Furthermore both the LMDB issue and the Postgres issue are noted in the paper to be previously known. The paper author states that Postgres documents this issue. The paper mentions pg_control so I'm guessing it's referring to this known issue here: https://wiki.postgresql.org/wiki/Full_page_writes

> We rely on 512 byte blocks (historical sector size of spinning disks) to be power-loss atomic, when we overwrite the "control file" at checkpoints.

3 comments

This assumption was wrong for Intel Optane memory. Power loss could cut the data stream anywhere in the middle. (Note: the DIMM nonvolatile memory version)
consumer Optane were not "power loss protected", that is every different than not honoring a requested a synchronous write.

The crash-consistency problem is very different than the durability of real synchronous writes problem. There are some storage devices which will lie about synch writes, sometimes hoping that a backup battery will allow them to complete those write.

System crashes are inevitable, use things like write ahead logs depending on need etc... No storage API will get rid of all system crashes and yes even apple games the system by disabling real sync writes, so that will always be a battle.

You're missing the point. GP was mentioning the common assumption that all systems in the last 30 years are sector-atomic under power loss condition. Either the sector is fully written or fully not written. Optane was a rare counter example, where sector can become partially written, thus not sector-atomic.
It is not rare for flash storage devices to lose data on power loss, even data that is FLUSH'd. See https://news.ycombinator.com/item?id=38371307

There are known cases where power loss during a write can corrupt previously written data (data at rest). This is not some rare occurrence. This is why enterprise flash storage devices have power loss protection.

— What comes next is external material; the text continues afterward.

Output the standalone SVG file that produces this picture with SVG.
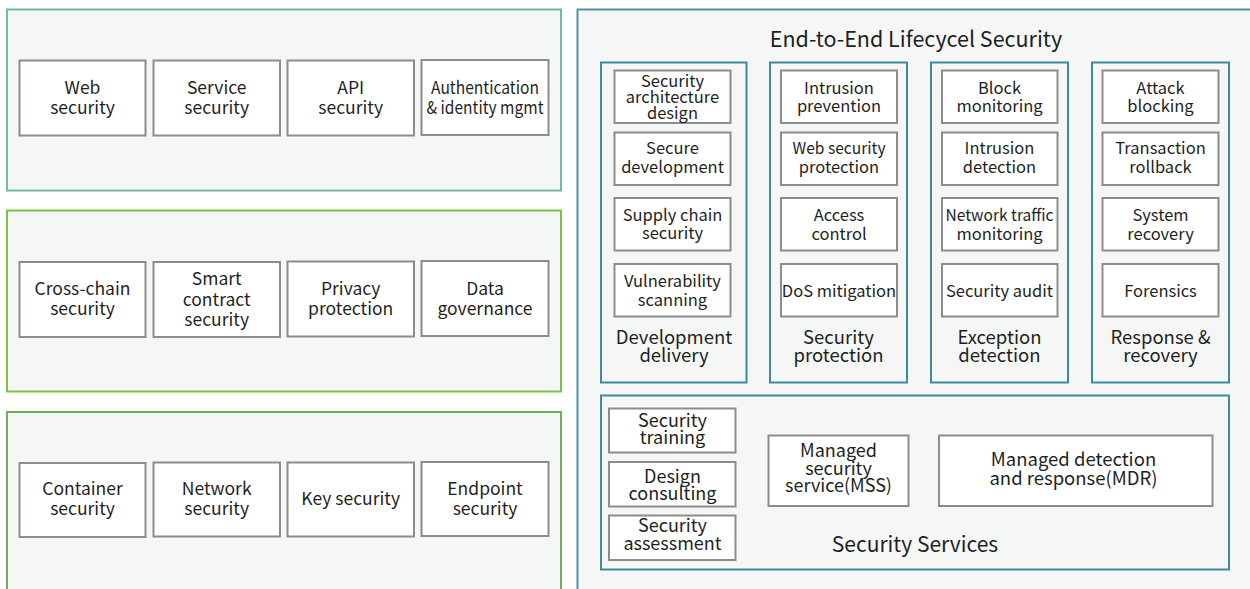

See also: https://serverfault.com/questions/923971/is-there-a-way-to-p...

I wish someone would sell an SSD that was at most a firmware update away between regular NVMe drive and ZNS NVMe drive. The latter just doesn't leave much room for the firmware to be clever and just swallow data.

Maybe also add a pSLC formatting mode for a namespace so one can be explicit about that capability...

It just has to be a drive that's useable as a generic gaming SSD so people can just buy it and have casual fun with it, like they did with Nvidia GTX GPUs and CUDA.

Unfortunately manifacturers almost always prefer price gouging on features that "CuStOmErS aRe NoT GoInG tO nEeD". Is it even a ZNS device available for someone who isn't a hyperscale datacenter operator nowadays?
Really? A 512-byte sector could get partially written? Did anyone actually observe this, or was it just a case of Intel CYA saying they didn't guarantee anything?
Yes, really. "Crash-consistent data structures were proposed by enforcing cacheline-level failure-atomicity" see references in: https://doi.org/10.1145/3492321.3519556
That reference appears to link to a DoI that doesn't actually exist.
This is called “Atomic Write Unit Power Failure” (AWUPF).
> the developer responds by saying they have manually checked the generated assembler to make sure the assembler is correct at the ISA level even though the C code is wrong at the abstract C machine level, and they commit to checking this in the future.

Yeah, sounds about right about quite a lot of the C programmers except for the "they commit to checking this in the future" part. I've responses like "well, don't upgrade your compiler; I'm gonna put 'Clang >= 9.0 is unsupported' in the README as a fix".